Dix ans seulement après le lancement de réformes et d’un semblant de démocratie, le Myanmar (ancienne Birmanie) renoue avec le totalitarisme, récurrent dans le pays depuis son indépendance en 1948. Ce matin, l’armée y a arrêté Aung San Suu Kyi, prix Nobel de la paix et cheffe du gouvernement, ainsi que des hauts responsables, nommé un général président par intérim et dans la foulée décrété l’état d’urgence pour une période d’un an. Selon l’annonce diffusée par la télévision militaire, le motif de ce coup d’État était d’en préserver la stabilité justement… Actuellement, les communications téléphoniques avec la capitale et l’accès à Internet sont fortement perturbés.
Depuis les élections législatives de novembre, massivement remportées par le parti de Aung San Suu Kyi, l’armée en contestait les résultats, dénonçant « d’énormes irrégularités » dans la tenue du scrutin. Selon l’armée, profitant de la crise de la Covid 19, le parti au pouvoir depuis 2015 s’était, pour y demeurer, rendu coupable de « millions de fraudes » électorales. Or, le parlement issu de ce scrutin devait siéger aujourd’hui pour la première fois.
Pour les représentations diplomatiques dans le pays, ce coup ne vient pas par surprise. En effet, le chef de l’armée avait il y a peu lâché un indice alarmant en évoquant publiquement une possible révocation de la constitution, une constitution qui pourtant réservait aux militaires 25 % des sièges à l’Assemblée nationale ainsi que les ministères de la Défense, de l’Intérieur et des Affaires frontalières.

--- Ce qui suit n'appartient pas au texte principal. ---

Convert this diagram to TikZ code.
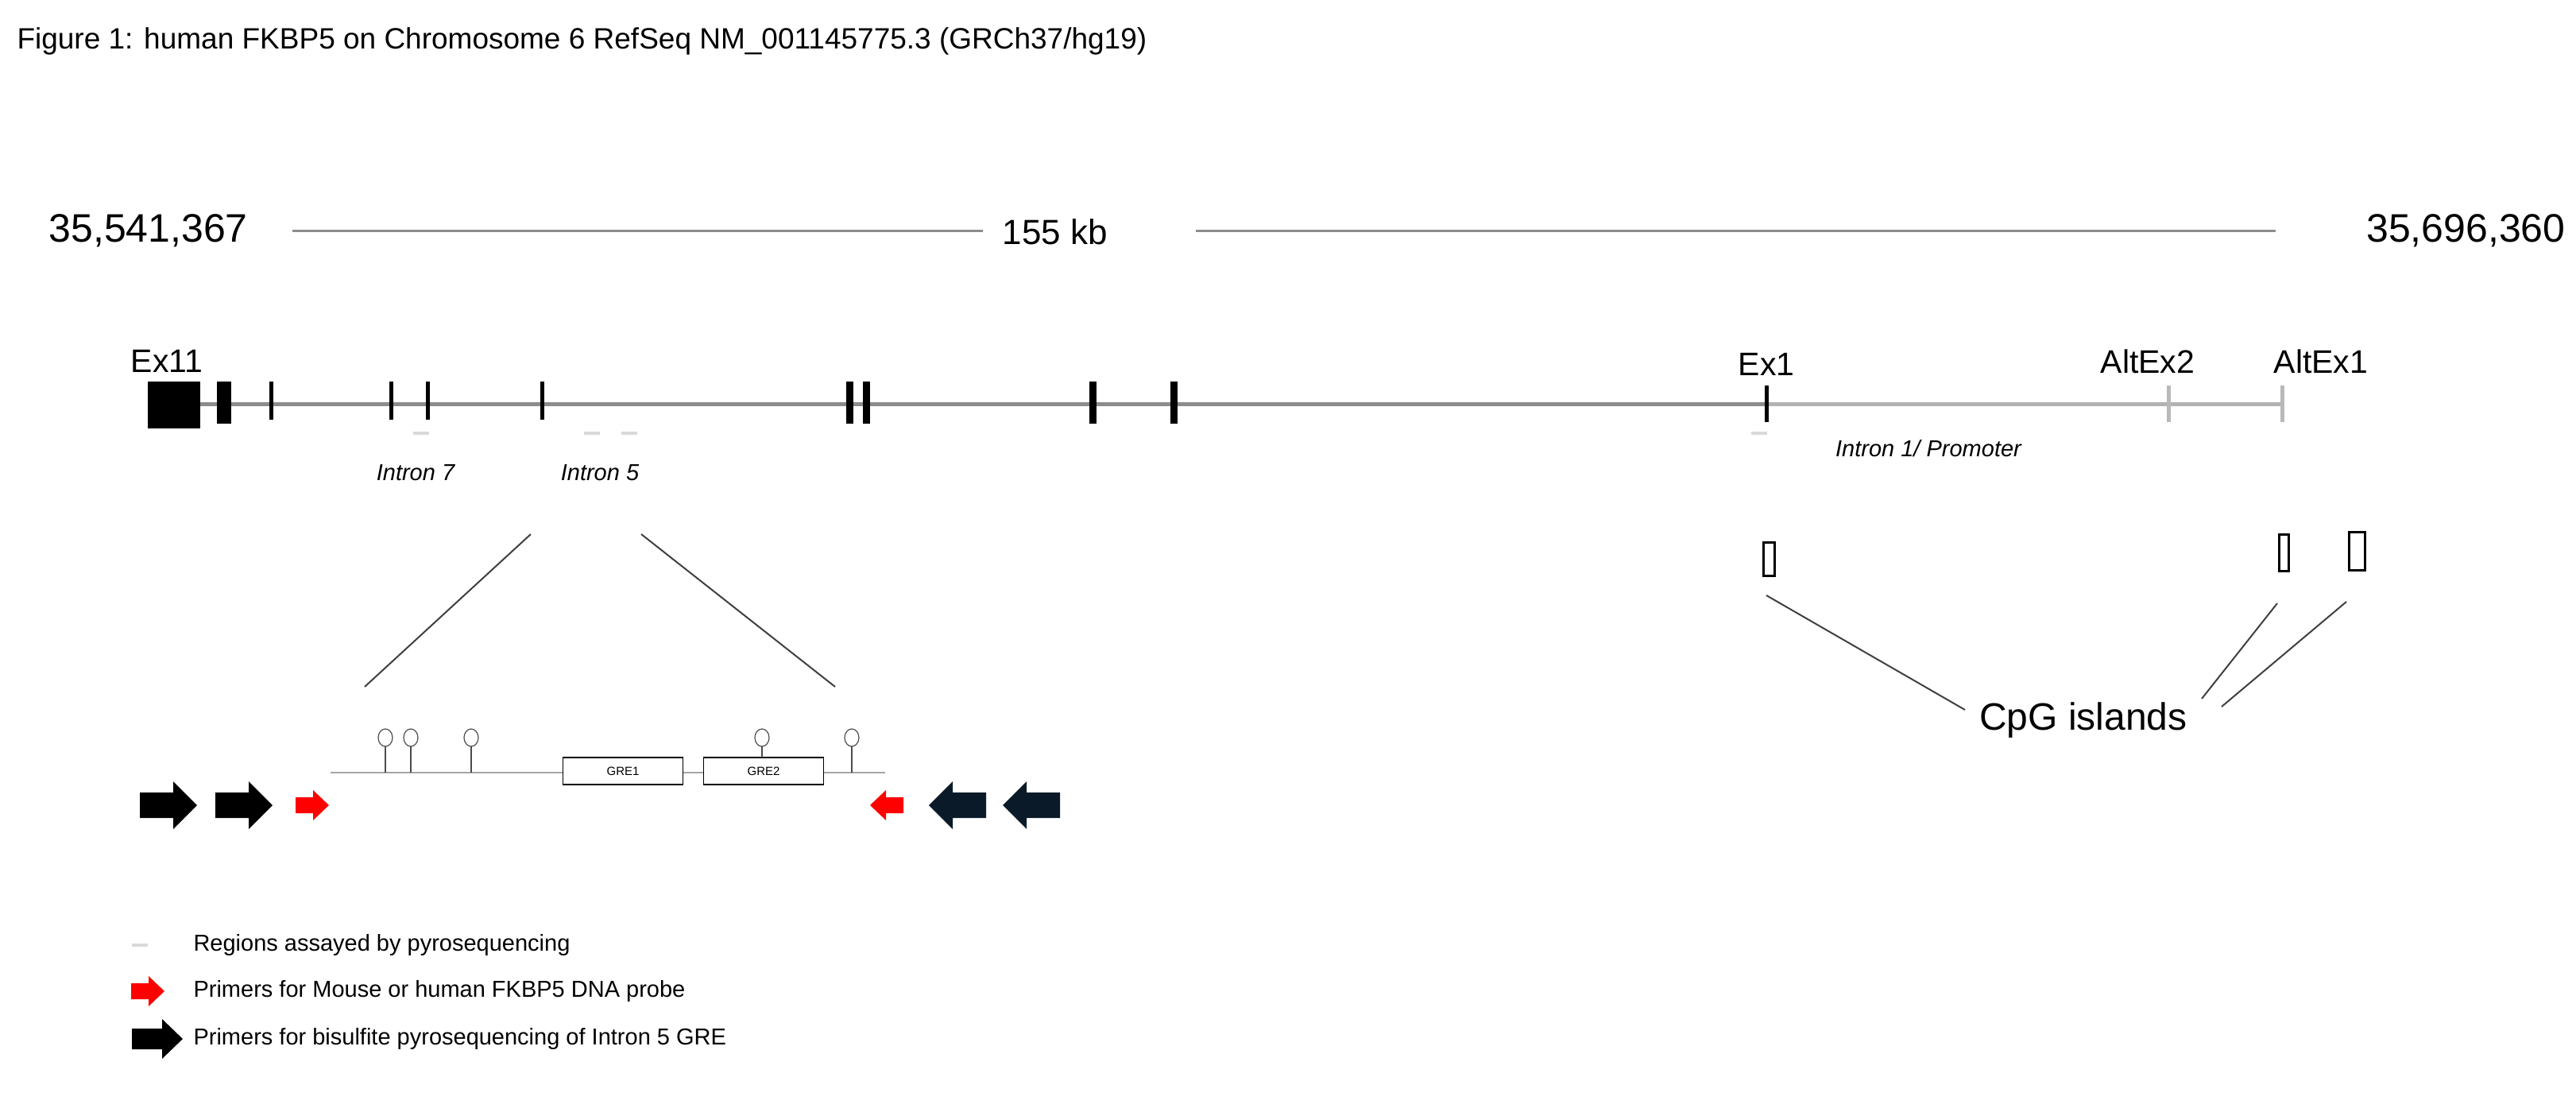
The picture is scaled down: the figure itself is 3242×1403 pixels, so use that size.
\documentclass[tikz,border=0pt]{standalone}
\usepackage{fontspec}
\setmainfont{Liberation Sans}
\begin{document}
\begin{tikzpicture}[x=1pt,y=-1pt,
  fs/.style={font=\fontsize{#1}{#1}\selectfont},
  ifs/.style={font=\fontsize{#1}{#1}\selectfont\itshape},
  ex/.style={fill=black,draw=none},
  gline/.style={line width=5pt,color=gray!90},
  pyro/.style={line width=4pt,color=gray!30},
  thin/.style={line width=2pt,color=black!75},
  lolli/.style={draw=black!70,line width=1.2pt}]
\useasboundingbox (0,0) rectangle (3242,1403);
\fill[white] (0,0) rectangle (3242,1403);
% title
\node[fs=37,anchor=west] (title) at (18,52) {Figure 1: human FKBP5 on Chromosome 6 RefSeq NM\_001145775.3 (GRCh37/hg19)};
% scale
\node[fs=50,anchor=west] (lpos) at (58,290) {35,541,367};
\node[fs=44] (kb) at (1328,292) {155 kb};
\node[fs=50,anchor=east] (rpos) at (3232,290) {35,696,360};
\draw[line width=3pt,gray!90] (368,290) -- (1237,290);
\draw[line width=3pt,gray!90] (1505,290) -- (2864,290);
\begin{scope}[yshift=-8pt]
% gene line
\draw[gline] (186,500) -- (2223,500);
\draw[gline,gray!60] (2223,500) -- (2872,500);
\fill[ex] (186,472) rectangle (252,531);
\fill[ex] (273,472) rectangle (291,525);
\foreach \x in {341,492,538,682} \draw[line width=5pt] (\x,472) -- (\x,520);
\foreach \x in {1069,1090,1375,1477} \draw[line width=9pt] (\x,472) -- (\x,525);
\draw[line width=5pt] (2223,477) -- (2223,523);
\draw[line width=5pt,gray!55] (2729,477) -- (2729,523);
\draw[line width=5pt,gray!55] (2872,477) -- (2872,523);
\node[fs=41] (ex11) at (210,446) {Ex11};
\node[fs=41] (ex1) at (2223,450) {Ex1};
\node[fs=41] (altex2) at (2703,447) {AltEx2};
\node[fs=41] (altex1) at (2921,447) {AltEx1};
% pyro regions
\foreach \x in {530,745,792,2214} \draw[pyro] (\x-10,537) -- (\x+10,537);
\node[ifs=29] (i7) at (523,587) {Intron 7};
\node[ifs=29] (i5) at (755,587) {Intron 5};
\node[ifs=29] (i1) at (2427,556) {Intron 1/ Promoter};
\end{scope}
% CpG islands
\node[draw,line width=3pt,minimum width=14pt,minimum height=42pt,inner sep=0pt] (c1) at (2226,703) {};
\node[draw,line width=3pt,minimum width=12pt,minimum height=46pt,inner sep=0pt] (c2) at (2874,695) {};
\node[draw,line width=3pt,minimum width=20pt,minimum height=48pt,inner sep=0pt] (c3) at (2966,693) {};
\node[fs=48] (cpg) at (2622,906) {CpG islands};
\coordinate (k1) at (2473,893); \coordinate (k2) at (2771,879); \coordinate (k3) at (2796,889);
\coordinate (b1) at (2223,749); \coordinate (b2) at (2866,759); \coordinate (b3) at (2953,757);
\draw[thin] (b1) -- (k1); \draw[thin] (b2) -- (k2); \draw[thin] (b3) -- (k3);
% zoom lines
\coordinate (z1) at (668,672); \coordinate (z2) at (459,864);
\coordinate (z3) at (807,672); \coordinate (z4) at (1051,864);
\draw[thin] (z1) -- (z2); \draw[thin] (z3) -- (z4);
% inset
\draw[line width=2.5pt,gray!70] (416,972) -- (1114,972);
\node[draw,fill=white,line width=1.5pt,minimum width=151pt,minimum height=34pt,inner sep=0pt,fs=15] (gre1) at (784,970) {GRE1};
\node[draw,fill=white,line width=1.5pt,minimum width=151pt,minimum height=34pt,inner sep=0pt,fs=15] (gre2) at (961,970) {GRE2};
\foreach \x in {485,517,593,1072} {\draw[lolli] (\x,972) -- (\x,939); \draw[lolli,fill=white] (\x,928) ellipse (9 and 11);}
\draw[lolli] (959,953) -- (959,939); \draw[lolli,fill=white] (959,928) ellipse (9 and 11);
% arrows
\newcommand{\bigarr}[3]{\fill[#3] (#1,#2-16) -- (#1+42,#2-16) -- (#1+42,#2-30) -- (#1+72,#2) -- (#1+42,#2+30) -- (#1+42,#2+16) -- (#1,#2+16) -- cycle;}
\newcommand{\bigarl}[3]{\fill[#3] (#1,#2-16) -- (#1-42,#2-16) -- (#1-42,#2-30) -- (#1-72,#2) -- (#1-42,#2+30) -- (#1-42,#2+16) -- (#1,#2+16) -- cycle;}
\newcommand{\legarr}[3]{\fill[#3] (#1,#2-13) -- (#1+38,#2-13) -- (#1+38,#2-25) -- (#1+64,#2) -- (#1+38,#2+25) -- (#1+38,#2+13) -- (#1,#2+13) -- cycle;}
\newcommand{\smarr}[3]{\fill[#3] (#1,#2-10) -- (#1+22,#2-10) -- (#1+22,#2-19) -- (#1+42,#2) -- (#1+22,#2+19) -- (#1+22,#2+10) -- (#1,#2+10) -- cycle;}
\newcommand{\smarl}[3]{\fill[#3] (#1,#2-10) -- (#1-22,#2-10) -- (#1-22,#2-19) -- (#1-42,#2) -- (#1-22,#2+19) -- (#1-22,#2+10) -- (#1,#2+10) -- cycle;}
\bigarr{176}{1013}{black}
\bigarr{271}{1013}{black}
\smarr{372}{1013}{red}
\smarl{1137}{1013}{red}
\definecolor{navy}{HTML}{0B1A28}
\bigarl{1241}{1013}{navy}
\bigarl{1334}{1013}{navy}
% legend
\draw[pyro] (166,1189) -- (186,1189);
\node[fs=29,anchor=west] (l1) at (240,1189) {Regions assayed by pyrosequencing};
\smarr{165}{1247}{red}
\node[fs=29,anchor=west] (l2) at (240,1247) {Primers for Mouse or human FKBP5 DNA probe};
\legarr{166}{1307}{black}
\node[fs=29,anchor=west] (l3) at (240,1307) {Primers for bisulfite pyrosequencing of Intron 5 GRE};
\end{tikzpicture}
\end{document}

Les États-Unis ont immédiatement exprimé leur « opposition » à l’intervention militaire dans le processus démocratique, menaçant de représailles si les dirigeants arrêtés n’étaient pas libérés. L’intérêt particulier des Américains pour le Myanmar s’explique par sa proximité géographique avec la Chine, qui partage avec lui 2 000 kilomètres de frontière, la forte présence, humaine et économique, du géant chinois sur place, mais aussi, certainement, par les richesses naturelles – pétrole, gaz, cuivre, bois, nickel – dont dispose le pays.